I firmly support you and tip my hat if you’re of the opinion that pregnancy is a beautiful thing, that carrying a child has never made you look more beautiful, and that the movements of your baby are something you’ll miss.
I can only get on board with the first of the three above statements. Pregnancy is beautiful…in a “I’m making a baby and my body is no longer my own” kind of way. Personally, there is nothing to miss about being 30 pounds overweight, in pain 40% of the time, and having the inability to sleep comfortably or for a longer than two hour stretch. Midnight, 2AM and 4AM pee breaks are not charming and are crazily unwelcome.
Why no one told me about these “little side effects” before signing up for any of my pregnancies is sure to show how little my friends care about me. There has to me some secret drug they give you post-delivery that makes you forget how much you hate not being able to eat sushi, sleep on your stomach, or enjoy a craft beer with your super hot husband.
In an effort to not sound cranky and resentful about being blessed with another child I’ll interrupt with this tidbit of love: I’m stoked to cuddle my bambino. I’m also stoked to see what our new “normal” will be. Unfortunately I have somewhere between 24 hours and 5 weeks (ish) until I find out so, for now, I’ll get on my soapbox of “Yo! Pregnancy is all kinds of whack!”
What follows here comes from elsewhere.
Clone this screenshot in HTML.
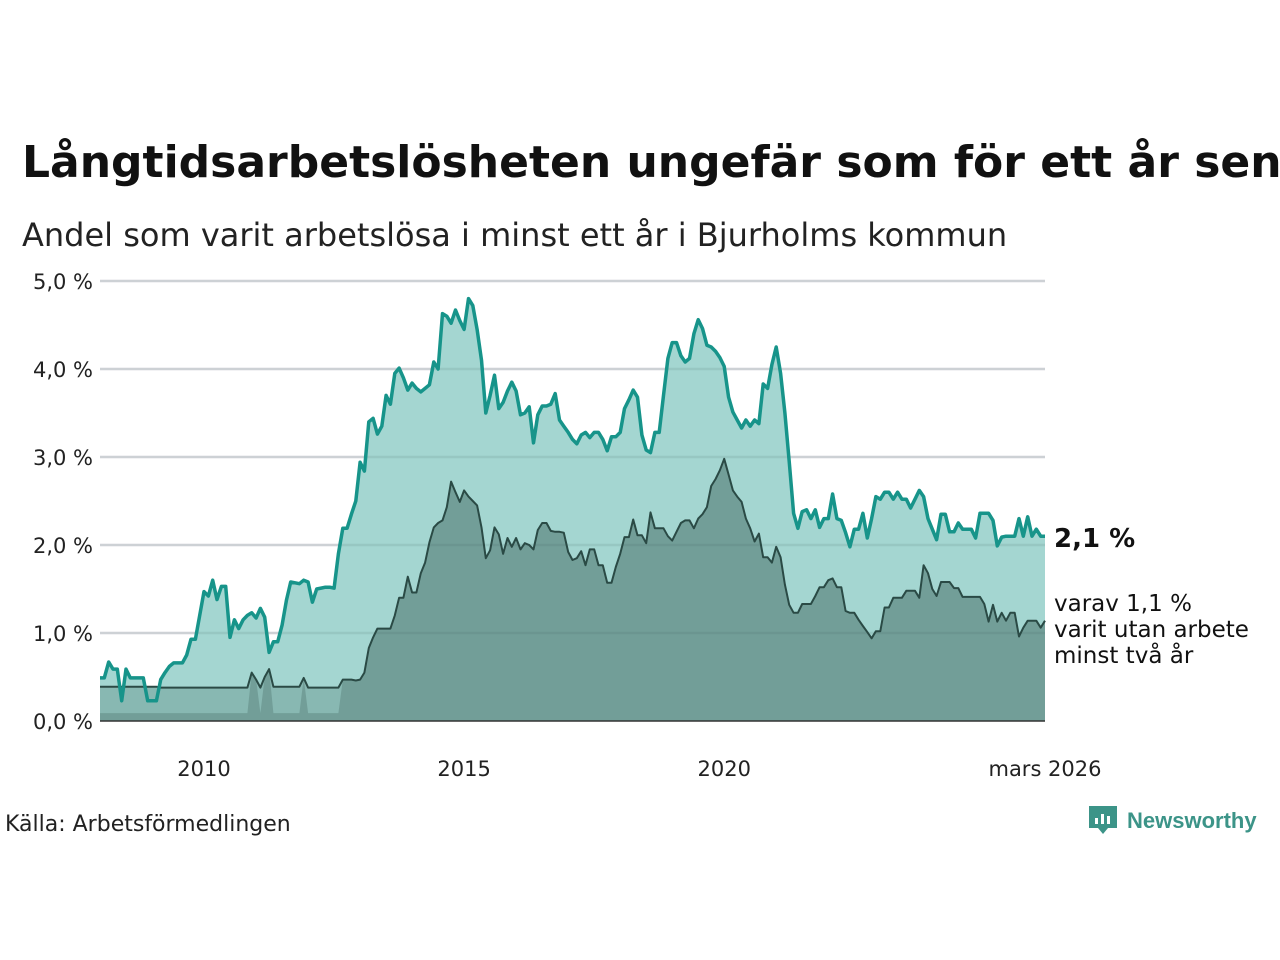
<!DOCTYPE html>
<html><head><meta charset="utf-8">
<style>
html,body{margin:0;padding:0;background:#fff;width:1280px;height:960px;overflow:hidden;font-family:"DejaVu Sans","Liberation Sans",sans-serif;}
svg{display:block}
</style></head>
<body>
<svg id="chart" width="1280" height="960">
<text x="22" y="177" font-size="44" font-weight="bold" fill="#111">Långtidsarbetslösheten ungefär som för ett år sen</text>
<text x="22" y="246" font-size="32" fill="#222">Andel som varit arbetslösa i minst ett år i Bjurholms kommun</text>
<g id="grid"></g>
<g id="plot"></g>
<g id="axes"></g>
<text x="1054" y="547" font-size="26" font-weight="bold" fill="#111">2,1 %</text>
<text font-size="23" fill="#111"><tspan x="1054" y="611">varav 1,1 %</tspan><tspan x="1054" y="637">varit utan arbete</tspan><tspan x="1054" y="663">minst två år</tspan></text>
<text x="5" y="831" font-size="22" fill="#222">Källa: Arbetsförmedlingen</text>
<g>
<path d="M1089 806 h28 v22 h-9 l-5 6 l-5 -6 h-9 z" fill="#3c9488"/>
<rect x="1095" y="818" width="3" height="6" fill="#fff"/><rect x="1101" y="814" width="3" height="10" fill="#fff"/><rect x="1107" y="816" width="3" height="8" fill="#fff"/>
<text x="1127" y="828" font-size="22" font-weight="bold" fill="#3c9488" font-family="Liberation Sans, sans-serif">Newsworthy</text>
</g>
</svg>
<script>
const years = ["2010","2015","2020","mars 2026"];
const yTicks = [0,1,2,3,4,5];
const yTickLabels = ["0,0 %","1,0 %","2,0 %","3,0 %","4,0 %","5,0 %"];
const total = [
0.49,0.49,0.67,0.59,0.59,0.23,0.59,0.49,0.49,0.49,0.49,0.23,
0.23,0.23,0.47,0.55,0.62,0.66,0.66,0.66,0.75,0.93,0.93,1.2,
1.47,1.42,1.6,1.38,1.53,1.53,0.95,1.15,1.05,1.15,1.2,1.23,
1.17,1.28,1.18,0.78,0.9,0.9,1.09,1.37,1.58,1.57,1.56,1.6,
1.58,1.35,1.5,1.51,1.52,1.52,1.51,1.9,2.19,2.19,2.35,2.5,
2.94,2.84,3.4,3.44,3.26,3.35,3.7,3.6,3.95,4.01,3.9,3.76,
3.84,3.78,3.74,3.78,3.82,4.08,4.0,4.63,4.6,4.52,4.67,4.55,
4.45,4.8,4.72,4.45,4.1,3.5,3.7,3.93,3.55,3.62,3.75,3.85,
3.75,3.48,3.5,3.57,3.16,3.48,3.58,3.58,3.6,3.72,3.42,3.35,
3.28,3.2,3.15,3.25,3.28,3.22,3.28,3.28,3.2,3.07,3.23,3.23,
3.28,3.55,3.65,3.76,3.68,3.25,3.08,3.05,3.28,3.28,3.7,4.12,
4.3,4.3,4.15,4.08,4.12,4.4,4.56,4.46,4.27,4.25,4.2,4.13,
4.03,3.68,3.51,3.42,3.33,3.42,3.35,3.42,3.38,3.83,3.78,4.05,
4.25,3.95,3.5,2.95,2.36,2.19,2.38,2.4,2.3,2.4,2.2,2.3,
2.3,2.58,2.3,2.28,2.14,1.98,2.18,2.18,2.36,2.08,2.3,2.55,
2.52,2.6,2.6,2.52,2.6,2.52,2.52,2.42,2.52,2.62,2.55,2.3,
2.18,2.06,2.35,2.35,2.15,2.15,2.25,2.18,2.18,2.18,2.08,2.36,
2.36,2.36,2.28,1.99,2.09,2.1,2.1,2.1,2.3,2.1,2.32,2.1,
2.18,2.1,2.1];
const longTerm = [
0.39,0.39,0.39,0.39,0.39,0.39,0.39,0.39,0.39,0.39,0.39,0.39,
0.39,0.39,0.38,0.38,0.38,0.38,0.38,0.38,0.38,0.38,0.38,0.38,
0.38,0.38,0.38,0.38,0.38,0.38,0.38,0.38,0.38,0.38,0.38,0.55,
0.47,0.38,0.5,0.59,0.39,0.39,0.39,0.39,0.39,0.39,0.39,0.49,
0.38,0.38,0.38,0.38,0.38,0.38,0.38,0.38,0.47,0.47,0.47,0.46,
0.47,0.55,0.83,0.95,1.05,1.05,1.05,1.05,1.2,1.4,1.4,1.64,
1.46,1.46,1.68,1.8,2.03,2.2,2.25,2.28,2.43,2.72,2.6,2.49,
2.62,2.55,2.5,2.45,2.2,1.85,1.94,2.2,2.12,1.9,2.08,1.98,
2.08,1.95,2.02,2.0,1.95,2.17,2.25,2.25,2.16,2.15,2.15,2.14,
1.92,1.83,1.85,1.93,1.77,1.95,1.95,1.77,1.77,1.57,1.57,1.75,
1.9,2.09,2.09,2.29,2.11,2.11,2.02,2.37,2.19,2.19,2.19,2.1,
2.05,2.15,2.25,2.28,2.28,2.19,2.3,2.35,2.43,2.67,2.75,2.85,
2.98,2.8,2.62,2.55,2.49,2.3,2.19,2.04,2.13,1.86,1.86,1.8,
1.98,1.86,1.55,1.32,1.23,1.23,1.33,1.33,1.33,1.42,1.52,1.52,
1.6,1.62,1.52,1.52,1.25,1.23,1.23,1.15,1.08,1.01,0.94,1.02,
1.02,1.29,1.29,1.4,1.4,1.4,1.48,1.48,1.48,1.4,1.77,1.68,
1.5,1.42,1.58,1.58,1.58,1.51,1.51,1.41,1.41,1.41,1.41,1.41,
1.33,1.13,1.32,1.13,1.23,1.14,1.23,1.23,0.96,1.06,1.14,1.14,
1.14,1.06,1.14];
const startYear = 2008;
const NS="http://www.w3.org/2000/svg";
const X0=100,X1=1045,Y0=721,Y1=281;
const n=total.length;
function xScale(i){return X0+(X1-X0)*i/(n-1);}
function xYear(y){return X0+(X1-X0)*((y-startYear)*12)/(n-1);}
function yScale(v){return Y0-(Y0-Y1)*v/5;}
function mk(tag,attrs,parent){const e=document.createElementNS(NS,tag);for(const k in attrs)e.setAttribute(k,attrs[k]);parent.appendChild(e);return e;}
const grid=document.getElementById('grid'),plot=document.getElementById('plot'),axes=document.getElementById('axes');
yTicks.forEach((t,i)=>{
  if(t>0){const l=mk('line',{x1:X0,x2:X1,y1:yScale(t),y2:yScale(t),stroke:'#e2e2e6','stroke-width':2.5},grid);
  
  }
  const tx=mk('text',{x:93,y:yScale(t)+8,'text-anchor':'end','font-size':21,fill:'#222'},axes);
  tx.textContent=yTickLabels[i];
  
  
});
function areaPath(arr){let d='M'+xScale(0)+','+Y0;arr.forEach((v,i)=>{d+=' L'+xScale(i).toFixed(1)+','+yScale(v).toFixed(1);});return d+' L'+xScale(n-1)+','+Y0+' Z';}
function linePath(arr){return arr.map((v,i)=>(i?'L':'M')+xScale(i).toFixed(1)+','+yScale(v).toFixed(1)).join(' ');}
const a1=mk('path',{d:areaPath(total),fill:'#a4d6d1'},plot);


const a2=mk('path',{d:areaPath(longTerm),fill:'#88b8b2'},plot);


const core=longTerm.map(v=>v>0.42?v:0.09);
const a3=mk('path',{d:areaPath(core),fill:'#729e98'},plot);


yTicks.forEach(t=>{if(t>0){const l=mk('line',{x1:X0,x2:X1,y1:yScale(t),y2:yScale(t),stroke:'rgba(60,90,90,0.12)','stroke-width':2.5},plot);

}});
const l2=mk('path',{d:linePath(longTerm),fill:'none',stroke:'#2a4a45','stroke-width':2,'stroke-linejoin':'round'},plot);


const l1=mk('path',{d:linePath(total),fill:'none',stroke:'#17948a','stroke-width':3.5,'stroke-linejoin':'round'},plot);


const base=mk('line',{x1:X0,x2:X1,y1:Y0,y2:Y0,stroke:'#333','stroke-width':1.5},axes);


const yearVals=[2010,2015,2020];
years.forEach((lab,i)=>{
  const x=i<3?xYear(yearVals[i]):X1;
  const t=mk('text',{x:x,y:776,'text-anchor':'middle','font-size':21,fill:'#222'},axes);
  t.textContent=lab;
  
  
});
</script>
</body></html>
–I have a girlfriend who said once that she doesn’t just get pregnant in her stomach, her whole body gets pregnant. I feel ya, sister. Though I’m trending a healthier weight gain with C than K, the reality remains that I’m not getting any smaller and my tolerance level isn’t getting any higher. I’m of the opinion that I need a live-in masseuse and could greatly benefit from a
weekly daily house cleaner. I prayed for and am thankful for this child that’s due any second. I’m elated when, after a period of stillness, a move here or there to remind me he’s safe and sound. I do not appreciate the deep jabs and cervical kicks that I’m sure are both intentional and out of resentment for providing such a small living space.
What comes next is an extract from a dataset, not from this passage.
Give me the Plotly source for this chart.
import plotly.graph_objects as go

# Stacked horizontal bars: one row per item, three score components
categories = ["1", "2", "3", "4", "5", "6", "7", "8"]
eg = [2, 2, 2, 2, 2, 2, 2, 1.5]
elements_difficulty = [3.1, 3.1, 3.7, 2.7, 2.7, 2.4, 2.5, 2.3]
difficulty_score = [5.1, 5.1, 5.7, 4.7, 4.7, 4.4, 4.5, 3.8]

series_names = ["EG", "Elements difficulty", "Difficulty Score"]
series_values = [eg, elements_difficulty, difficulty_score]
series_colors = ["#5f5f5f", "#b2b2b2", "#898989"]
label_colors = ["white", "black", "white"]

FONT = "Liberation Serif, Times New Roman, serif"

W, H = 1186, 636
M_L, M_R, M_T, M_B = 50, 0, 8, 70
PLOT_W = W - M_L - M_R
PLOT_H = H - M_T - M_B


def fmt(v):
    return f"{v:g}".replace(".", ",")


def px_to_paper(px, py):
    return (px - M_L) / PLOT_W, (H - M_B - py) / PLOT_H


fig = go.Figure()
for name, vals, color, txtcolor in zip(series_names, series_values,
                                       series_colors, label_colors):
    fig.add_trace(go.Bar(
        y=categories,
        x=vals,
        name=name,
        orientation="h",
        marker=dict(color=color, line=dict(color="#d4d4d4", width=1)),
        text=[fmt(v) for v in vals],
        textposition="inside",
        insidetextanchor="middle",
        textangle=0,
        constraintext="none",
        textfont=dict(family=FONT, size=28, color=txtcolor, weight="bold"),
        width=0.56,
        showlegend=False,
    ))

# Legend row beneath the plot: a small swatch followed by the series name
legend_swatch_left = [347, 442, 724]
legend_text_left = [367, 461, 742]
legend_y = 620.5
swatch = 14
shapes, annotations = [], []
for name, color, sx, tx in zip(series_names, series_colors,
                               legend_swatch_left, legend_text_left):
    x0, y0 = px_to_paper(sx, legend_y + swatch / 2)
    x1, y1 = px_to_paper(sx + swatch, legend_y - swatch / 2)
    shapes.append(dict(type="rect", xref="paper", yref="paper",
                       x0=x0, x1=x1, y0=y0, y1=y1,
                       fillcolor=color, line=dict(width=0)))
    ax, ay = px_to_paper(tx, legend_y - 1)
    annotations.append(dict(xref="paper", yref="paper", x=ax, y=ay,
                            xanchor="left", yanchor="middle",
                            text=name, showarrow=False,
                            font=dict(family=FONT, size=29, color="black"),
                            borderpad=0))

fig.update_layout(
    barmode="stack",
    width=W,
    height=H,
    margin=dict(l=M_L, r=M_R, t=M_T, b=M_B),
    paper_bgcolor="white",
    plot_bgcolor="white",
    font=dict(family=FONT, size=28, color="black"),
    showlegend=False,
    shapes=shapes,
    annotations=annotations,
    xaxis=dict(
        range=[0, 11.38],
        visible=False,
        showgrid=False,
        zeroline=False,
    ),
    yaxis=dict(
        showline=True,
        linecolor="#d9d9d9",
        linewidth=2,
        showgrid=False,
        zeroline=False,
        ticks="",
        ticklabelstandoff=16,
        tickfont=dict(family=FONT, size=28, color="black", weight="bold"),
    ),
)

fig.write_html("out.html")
–My days of wearing tank tops that cover my entire butt just to help hide the fact that not even a belly band can help hold my unbuttoned and unzipped pants up are numbered. I’ve moved on to my sweet husband’s side of the closet for some shirts that make me feel less like a high school girlfriend trying to be cool and wear her athletic boyfriend’s clothes and more like someone who should seriously entertain the idea of laying off the Oreo’s. Speaking of…I should seriously entertain the notion that Oreo’s are a combination of Crisco and unpronouncable yumminess. For some reason this doesn’t deter me and I assure you once I set this post up to go live I’ll snag another for good measure. Heck, maybe even a dunking cup of milk. Organic of course.
–I didn’t know that it would take no less than three pillows to get in a semi-comfortable position or that we’d need to invest in a California King to give me adequate room for comfort.
–And the heat. My goodness, the heat.